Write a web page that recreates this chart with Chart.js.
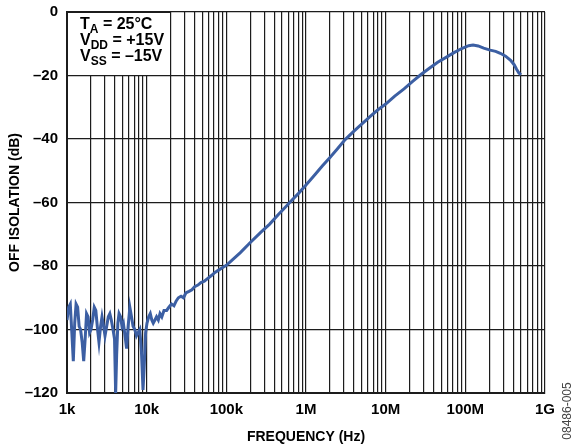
<!DOCTYPE html>
<html>
<head>
<meta charset="UTF-8">
<title>Off Isolation vs Frequency</title>
<script src="https://cdn.jsdelivr.net/npm/chart.js"></script>
<style>
  html, body { margin: 0; padding: 0; background: #fff; }
  #wrap { width: 580px; height: 448px; }
</style>
</head>
<body>
<div id="wrap"><canvas id="c" width="580" height="448"></canvas></div>
<script>
// frequency (Hz) and off isolation (dB)
const freqHz = [
  1000, 1050, 1100, 1150, 1200, 1250, 1300, 1360, 1420, 1480,
  1550, 1620, 1690, 1760, 1840, 1920, 2000, 2100, 2200, 2300,
  2420, 2520, 2640, 2750, 2880, 3000, 3150, 3300, 3450, 3600,
  3780, 3950, 4080, 4200, 4350, 4500, 4700, 4900, 5100, 5350,
  5600, 5850, 6150, 6450, 6750, 7100, 7450, 7800, 8200, 8600,
  9000, 9300, 9700, 10100, 10600, 11100, 11600, 12100, 12700, 13300,
  14000, 14700, 15500, 16500, 17800, 19000, 20500, 22000, 23500, 25000,
  27000, 29000, 31000, 34000, 37000, 40000, 44000, 48000, 53000, 58000,
  65000, 72000, 80000, 90000, 100000, 120000, 150000, 200000, 270000, 350000,
  450000, 550000, 650000, 800000, 1e6, 1.3e6, 1.6e6, 2e6, 2.5e6, 3.1e6,
  4e6, 5e6, 6.3e6, 8e6, 1e7, 1.3e7, 1.7e7, 2.2e7, 2.8e7, 3.5e7,
  4.5e7, 5.8e7, 7.2e7, 9e7, 1.1e8, 1.25e8, 1.45e8, 1.7e8, 2.05e8, 2.4e8,
  2.75e8, 3.2e8, 3.7e8, 4.1e8, 4.4e8, 4.7e8, 5e8
];
const isolationDb = [
  -97, -93, -92, -101, -110, -98, -92, -93, -99, -100,
  -104, -110, -103, -95, -96, -101, -100, -97, -93, -94,
  -100, -104, -99, -96, -99, -102, -99, -96, -95, -97,
  -100, -103, -120, -108, -98, -95, -96, -99, -98, -102,
  -106, -99, -93, -96, -99, -100, -102, -101, -100, -107,
  -119, -112, -101, -98, -96, -95, -97, -98, -97, -96,
  -97, -95, -96, -94, -94, -93, -92, -92.5, -91, -90,
  -89.5, -90, -88.5, -88, -87.5, -86.5, -86, -85.2, -84.8, -84,
  -83, -82, -81.3, -80.5, -79.8, -78, -75.8, -72.6, -69.4, -66.8,
  -63.8, -61.5, -59.5, -57.2, -54.5, -51.2, -48.5, -45.8, -43, -40.2,
  -37.5, -35.3, -33, -30.8, -29, -26.5, -24.2, -21.8, -19.6, -17.8,
  -15.8, -14.2, -12.8, -11.5, -10.6, -10.4, -10.7, -11.4, -12, -12.4,
  -13, -13.9, -15.2, -16.6, -18, -19.2, -19.8
];

const decadeTicks = [1e3, 1e4, 1e5, 1e6, 1e7, 1e8, 1e9];
const decadeLabels = ['1k', '10k', '100k', '1M', '10M', '100M', '1G'];
const minorSteps = [2, 3, 4, 5, 6, 7, 8, 9];

const FONT = '"Liberation Sans", Arial, Helvetica, sans-serif';
const GRID = '#1c1c1c';

// conditions box + axis titles drawn on the canvas
const notes = {
  id: 'notes',
  beforeDatasetsDraw(chart) {
    const c = chart.ctx, a = chart.chartArea;
    c.save();
    c.fillStyle = '#fff';
    c.fillRect(a.left, a.top - 1, 102, 64);
    // put the frame back over the blanked corner
    c.strokeStyle = GRID;
    c.lineWidth = 2;
    c.beginPath();
    c.moveTo(a.left, a.top + 64);
    c.lineTo(a.left, a.top);
    c.lineTo(a.left + 103, a.top);
    c.stroke();
    c.fillStyle = '#000';
    c.textBaseline = 'alphabetic';
    const lines = [
      [['T'], ['A', 1], [' = 25°C']],
      [['V'], ['DD', 1], [' = +15V']],
      [['V'], ['SS', 1], [' = –15V']]
    ];
    lines.forEach((segs, i) => {
      let x = a.left + 13;
      const y = a.top + 17 + i * 16;
      segs.forEach(s => {
        c.font = 'bold ' + (s[1] ? 12 : 16) + 'px ' + FONT;
        c.fillText(s[0], x, s[1] ? y + 4 : y);
        x += c.measureText(s[0]).width;
      });
    });
    c.restore();
  },
  afterDraw(chart) {
    const c = chart.ctx, a = chart.chartArea;
    c.save();
    c.fillStyle = '#000';
    c.textAlign = 'center';
    c.textBaseline = 'middle';
    c.font = 'bold 14px ' + FONT;
    c.fillText('FREQUENCY (Hz)', (a.left + a.right) / 2, 437);
    c.save();
    c.translate(15, (a.top + a.bottom) / 2);
    c.rotate(-Math.PI / 2);
    c.fillText('OFF ISOLATION (dB)', 0, 0);
    c.restore();
    c.fillStyle = '#444';
    c.font = '12px ' + FONT;
    c.translate(568, 411);
    c.rotate(-Math.PI / 2);
    c.fillText('08486-005', 0, 0);
    c.restore();
  }
};

new Chart(document.getElementById('c'), {
  type: 'scatter',
  data: {
    datasets: [{
      data: freqHz.map((f, i) => ({ x: f, y: isolationDb[i] })),
      showLine: true,
      borderColor: '#3c5fa3',
      borderWidth: 3,
      pointRadius: 0,
      tension: 0
    }]
  },
  options: {
    responsive: false,
    animation: false,
    layout: { padding: { top: 12, right: 35, left: 0, bottom: 0 } },
    plugins: { legend: { display: false }, tooltip: { enabled: false } },
    scales: {
      x: {
        type: 'logarithmic',
        min: 1e3,
        max: 1e9,
        afterBuildTicks(scale) {
          const t = [];
          decadeTicks.forEach((d, i) => {
            t.push({ value: d });
            if (i < decadeTicks.length - 1) minorSteps.forEach(m => t.push({ value: d * m }));
          });
          scale.ticks = t;
        },
        afterFit(scale) {
          scale.height = 55;
          scale.paddingLeft = 0;
          scale.paddingRight = 0;
        },
        ticks: {
          autoSkip: false,
          maxRotation: 0,
          padding: 8,
          color: '#000',
          font: { family: FONT, size: 15, weight: 'bold' },
          callback(v) {
            const i = decadeTicks.indexOf(v);
            return i >= 0 ? decadeLabels[i] : '';
          }
        },
        grid: { color: GRID, lineWidth: 1.2, drawTicks: false },
        border: { display: true, color: GRID, width: 2 }
      },
      y: {
        min: -120,
        max: 0,
        afterFit(scale) {
          scale.width = 67;
          scale.paddingTop = 0;
          scale.paddingBottom = 0;
        },
        ticks: {
          stepSize: 20,
          padding: 9,
          color: '#000',
          font: { family: FONT, size: 15, weight: 'bold' },
          callback: v => (v === 0 ? '0' : '–' + Math.abs(v))
        },
        grid: { color: GRID, lineWidth: 1.2, drawTicks: false },
        border: { display: true, color: GRID, width: 2 }
      }
    }
  },
  plugins: [notes]
});
</script>
</body>
</html>
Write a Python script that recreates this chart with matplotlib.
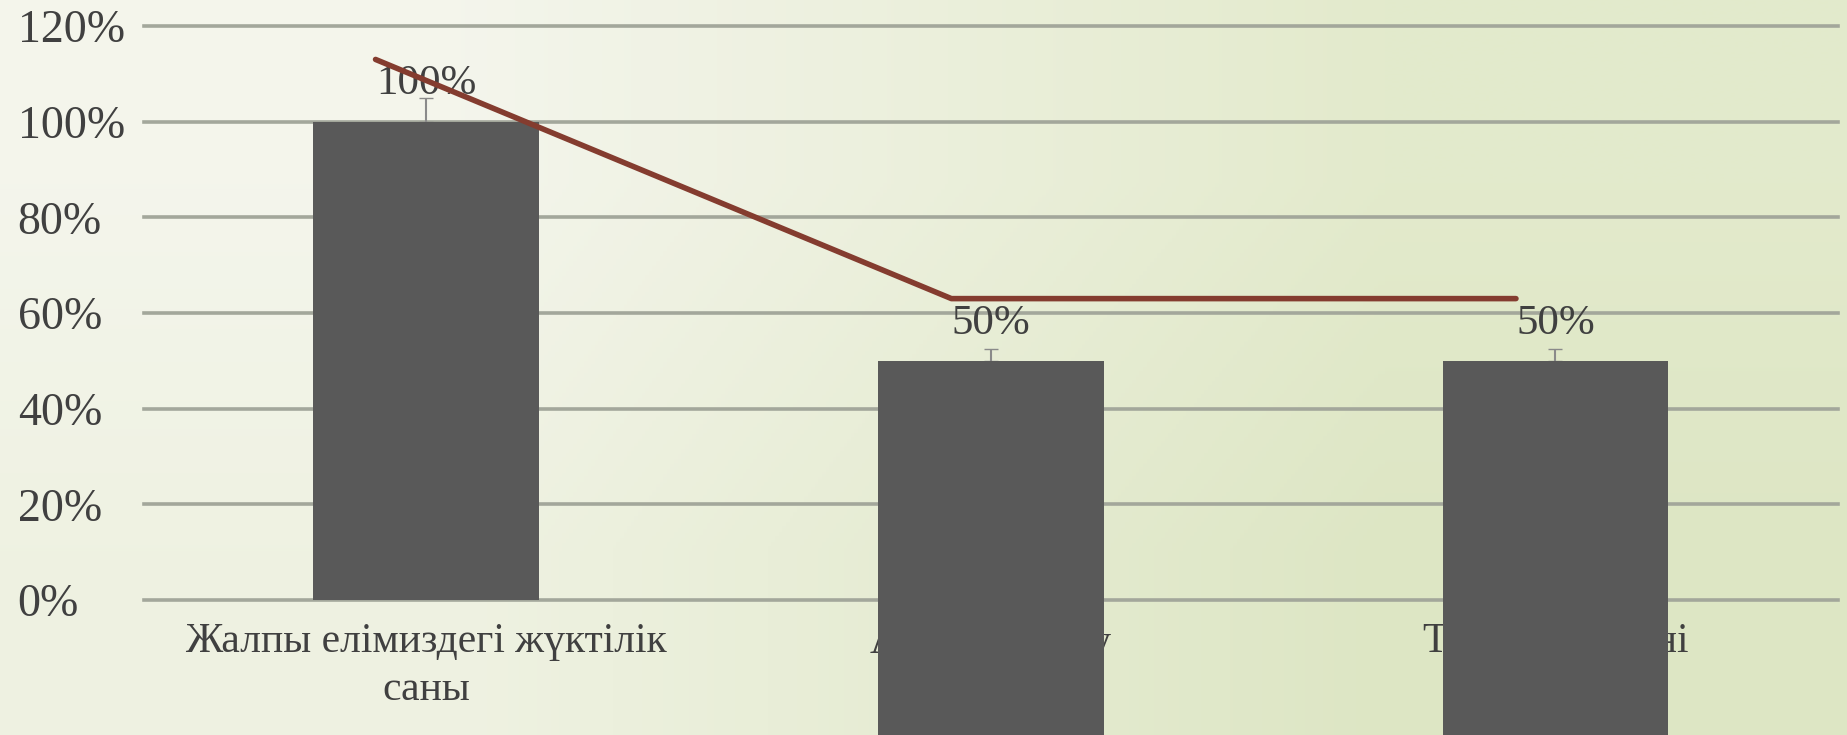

## [Exercise directions]
Repeat the listing in full and exactly. Do not include any images.

## [Final answer]
Write a web page that recreates this chart with Chart.js.
<!DOCTYPE html>
<html>
<head>
<meta charset="UTF-8">
<title>Off Isolation vs Frequency</title>
<script src="https://cdn.jsdelivr.net/npm/chart.js"></script>
<style>
  html, body { margin: 0; padding: 0; background: #fff; }
  #wrap { width: 580px; height: 448px; }
</style>
</head>
<body>
<div id="wrap"><canvas id="c" width="580" height="448"></canvas></div>
<script>
// frequency (Hz) and off isolation (dB)
const freqHz = [
  1000, 1050, 1100, 1150, 1200, 1250, 1300, 1360, 1420, 1480,
  1550, 1620, 1690, 1760, 1840, 1920, 2000, 2100, 2200, 2300,
  2420, 2520, 2640, 2750, 2880, 3000, 3150, 3300, 3450, 3600,
  3780, 3950, 4080, 4200, 4350, 4500, 4700, 4900, 5100, 5350,
  5600, 5850, 6150, 6450, 6750, 7100, 7450, 7800, 8200, 8600,
  9000, 9300, 9700, 10100, 10600, 11100, 11600, 12100, 12700, 13300,
  14000, 14700, 15500, 16500, 17800, 19000, 20500, 22000, 23500, 25000,
  27000, 29000, 31000, 34000, 37000, 40000, 44000, 48000, 53000, 58000,
  65000, 72000, 80000, 90000, 100000, 120000, 150000, 200000, 270000, 350000,
  450000, 550000, 650000, 800000, 1e6, 1.3e6, 1.6e6, 2e6, 2.5e6, 3.1e6,
  4e6, 5e6, 6.3e6, 8e6, 1e7, 1.3e7, 1.7e7, 2.2e7, 2.8e7, 3.5e7,
  4.5e7, 5.8e7, 7.2e7, 9e7, 1.1e8, 1.25e8, 1.45e8, 1.7e8, 2.05e8, 2.4e8,
  2.75e8, 3.2e8, 3.7e8, 4.1e8, 4.4e8, 4.7e8, 5e8
];
const isolationDb = [
  -97, -93, -92, -101, -110, -98, -92, -93, -99, -100,
  -104, -110, -103, -95, -96, -101, -100, -97, -93, -94,
  -100, -104, -99, -96, -99, -102, -99, -96, -95, -97,
  -100, -103, -120, -108, -98, -95, -96, -99, -98, -102,
  -106, -99, -93, -96, -99, -100, -102, -101, -100, -107,
  -119, -112, -101, -98, -96, -95, -97, -98, -97, -96,
  -97, -95, -96, -94, -94, -93, -92, -92.5, -91, -90,
  -89.5, -90, -88.5, -88, -87.5, -86.5, -86, -85.2, -84.8, -84,
  -83, -82, -81.3, -80.5, -79.8, -78, -75.8, -72.6, -69.4, -66.8,
  -63.8, -61.5, -59.5, -57.2, -54.5, -51.2, -48.5, -45.8, -43, -40.2,
  -37.5, -35.3, -33, -30.8, -29, -26.5, -24.2, -21.8, -19.6, -17.8,
  -15.8, -14.2, -12.8, -11.5, -10.6, -10.4, -10.7, -11.4, -12, -12.4,
  -13, -13.9, -15.2, -16.6, -18, -19.2, -19.8
];

const decadeTicks = [1e3, 1e4, 1e5, 1e6, 1e7, 1e8, 1e9];
const decadeLabels = ['1k', '10k', '100k', '1M', '10M', '100M', '1G'];
const minorSteps = [2, 3, 4, 5, 6, 7, 8, 9];

const FONT = '"Liberation Sans", Arial, Helvetica, sans-serif';
const GRID = '#1c1c1c';

// conditions box + axis titles drawn on the canvas
const notes = {
  id: 'notes',
  beforeDatasetsDraw(chart) {
    const c = chart.ctx, a = chart.chartArea;
    c.save();
    c.fillStyle = '#fff';
    c.fillRect(a.left, a.top - 1, 102, 64);
    // put the frame back over the blanked corner
    c.strokeStyle = GRID;
    c.lineWidth = 2;
    c.beginPath();
    c.moveTo(a.left, a.top + 64);
    c.lineTo(a.left, a.top);
    c.lineTo(a.left + 103, a.top);
    c.stroke();
    c.fillStyle = '#000';
    c.textBaseline = 'alphabetic';
    const lines = [
      [['T'], ['A', 1], [' = 25°C']],
      [['V'], ['DD', 1], [' = +15V']],
      [['V'], ['SS', 1], [' = –15V']]
    ];
    lines.forEach((segs, i) => {
      let x = a.left + 13;
      const y = a.top + 17 + i * 16;
      segs.forEach(s => {
        c.font = 'bold ' + (s[1] ? 12 : 16) + 'px ' + FONT;
        c.fillText(s[0], x, s[1] ? y + 4 : y);
        x += c.measureText(s[0]).width;
      });
    });
    c.restore();
  },
  afterDraw(chart) {
    const c = chart.ctx, a = chart.chartArea;
    c.save();
    c.fillStyle = '#000';
    c.textAlign = 'center';
    c.textBaseline = 'middle';
    c.font = 'bold 14px ' + FONT;
    c.fillText('FREQUENCY (Hz)', (a.left + a.right) / 2, 437);
    c.save();
    c.translate(15, (a.top + a.bottom) / 2);
    c.rotate(-Math.PI / 2);
    c.fillText('OFF ISOLATION (dB)', 0, 0);
    c.restore();
    c.fillStyle = '#444';
    c.font = '12px ' + FONT;
    c.translate(568, 411);
    c.rotate(-Math.PI / 2);
    c.fillText('08486-005', 0, 0);
    c.restore();
  }
};

new Chart(document.getElementById('c'), {
  type: 'scatter',
  data: {
    datasets: [{
      data: freqHz.map((f, i) => ({ x: f, y: isolationDb[i] })),
      showLine: true,
      borderColor: '#3c5fa3',
      borderWidth: 3,
      pointRadius: 0,
      tension: 0
    }]
  },
  options: {
    responsive: false,
    animation: false,
    layout: { padding: { top: 12, right: 35, left: 0, bottom: 0 } },
    plugins: { legend: { display: false }, tooltip: { enabled: false } },
    scales: {
      x: {
        type: 'logarithmic',
        min: 1e3,
        max: 1e9,
        afterBuildTicks(scale) {
          const t = [];
          decadeTicks.forEach((d, i) => {
            t.push({ value: d });
            if (i < decadeTicks.length - 1) minorSteps.forEach(m => t.push({ value: d * m }));
          });
          scale.ticks = t;
        },
        afterFit(scale) {
          scale.height = 55;
          scale.paddingLeft = 0;
          scale.paddingRight = 0;
        },
        ticks: {
          autoSkip: false,
          maxRotation: 0,
          padding: 8,
          color: '#000',
          font: { family: FONT, size: 15, weight: 'bold' },
          callback(v) {
            const i = decadeTicks.indexOf(v);
            return i >= 0 ? decadeLabels[i] : '';
          }
        },
        grid: { color: GRID, lineWidth: 1.2, drawTicks: false },
        border: { display: true, color: GRID, width: 2 }
      },
      y: {
        min: -120,
        max: 0,
        afterFit(scale) {
          scale.width = 67;
          scale.paddingTop = 0;
          scale.paddingBottom = 0;
        },
        ticks: {
          stepSize: 20,
          padding: 9,
          color: '#000',
          font: { family: FONT, size: 15, weight: 'bold' },
          callback: v => (v === 0 ? '0' : '–' + Math.abs(v))
        },
        grid: { color: GRID, lineWidth: 1.2, drawTicks: false },
        border: { display: true, color: GRID, width: 2 }
      }
    }
  },
  plugins: [notes]
});
</script>
</body>
</html>
Write a Python script that recreates this chart with matplotlib.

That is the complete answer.